I had to post this. I was visiting a queer site today and noticed someone who was banned. And it seemed, that they were banned for being an FTM who was straight. Now, there are other FTMs on the site but this just kinda stood out. There may have been other issues at play here since the member was identified as being previously banned but the way the admin had stated it, it came across as being banned for being a straight FTM (he was asking if others were straight identified as well).
And this does make me think about how sites are managed. Are forums just a business or are they a community? If the site is charging at what lines does it become a business? At one point in the life of the internet (oh, around the early 90s-to-mid 90s) the internet was about information and community. It was a big part of what it was and how it developed. People wanted to connect with others to learn, rant, rave and find a connection that otherwise was hard to do. Distance and too few like-minded individuals made it hard to do. Additionally, only the truly geeky could setup a site and move it forward because they had the all powerful know-how.
But the reality of costs began to impede on the viability of continuing communities as they were. When I think of it, it’s not really costs that kill communities but rather when a community gets too big too fast and doesn’t allow for the core group (depending on the size of the community but can range from 5-50 individuals) from forming a strong cohesion, then it can die. On the flip side, however, is the issue that if there is ONLY the core group, a community can die. Being too heavy handed is just as bad as being too light handed.

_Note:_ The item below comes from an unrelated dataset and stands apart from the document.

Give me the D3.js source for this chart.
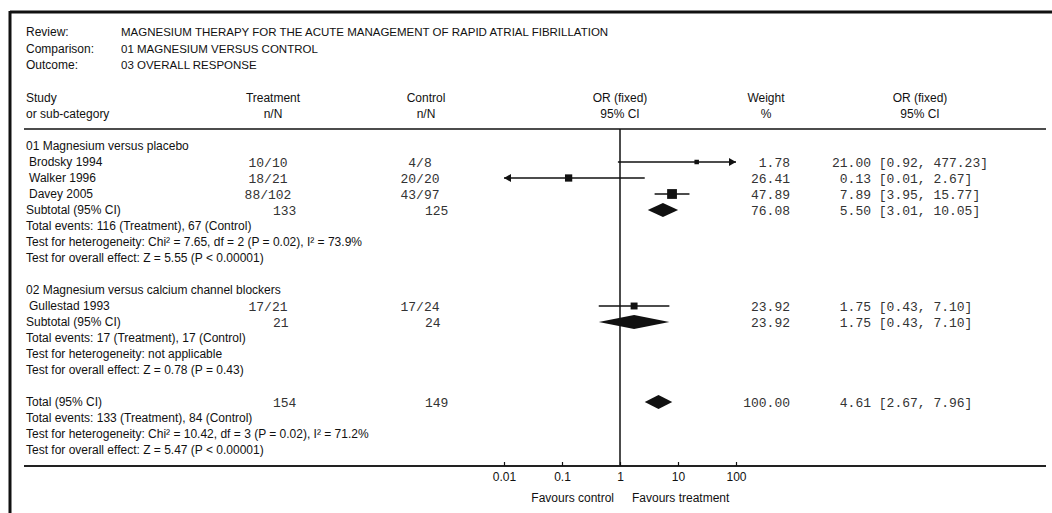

I have come to the belief that being communicative as to goals and dreams in a big way with the community is the best way to keep things moving. An open line where community thoughts are taken into consideration — and USED on occassion — as much owner/admin thoughts are. While most sites I’ve admin’d or moderated on have a hard rule about not letting individuals back after banned, I do believe that exceptions can be made. Perhaps I’m too much of a softy but even in our own judicial systems there are opportunities for individuals to make amends and earn back “societal” points, if you will.
So all this said, where are our internet communities now going? Facebook and MySpace are hardly communities. They are, if you will, fly-by-night friends who spam each other with garish comments and applications (it can be fun but let’s call them what they are at times). Blogs like Livejournal and Blogger are forms of massive bookmarks that few people seem to get a chance to read. And our community forums are… well, their permanence and actual cohesiveness seem to be in question these days.
Do you remember newsgroups? If you do, you’ll remember that they were in their hay day during the early formation of the internet up to about the mid-90s when forums began to really appear. It makes me wonder if this is the future of forums: sluffed away in favour of fly-by-night “communities”.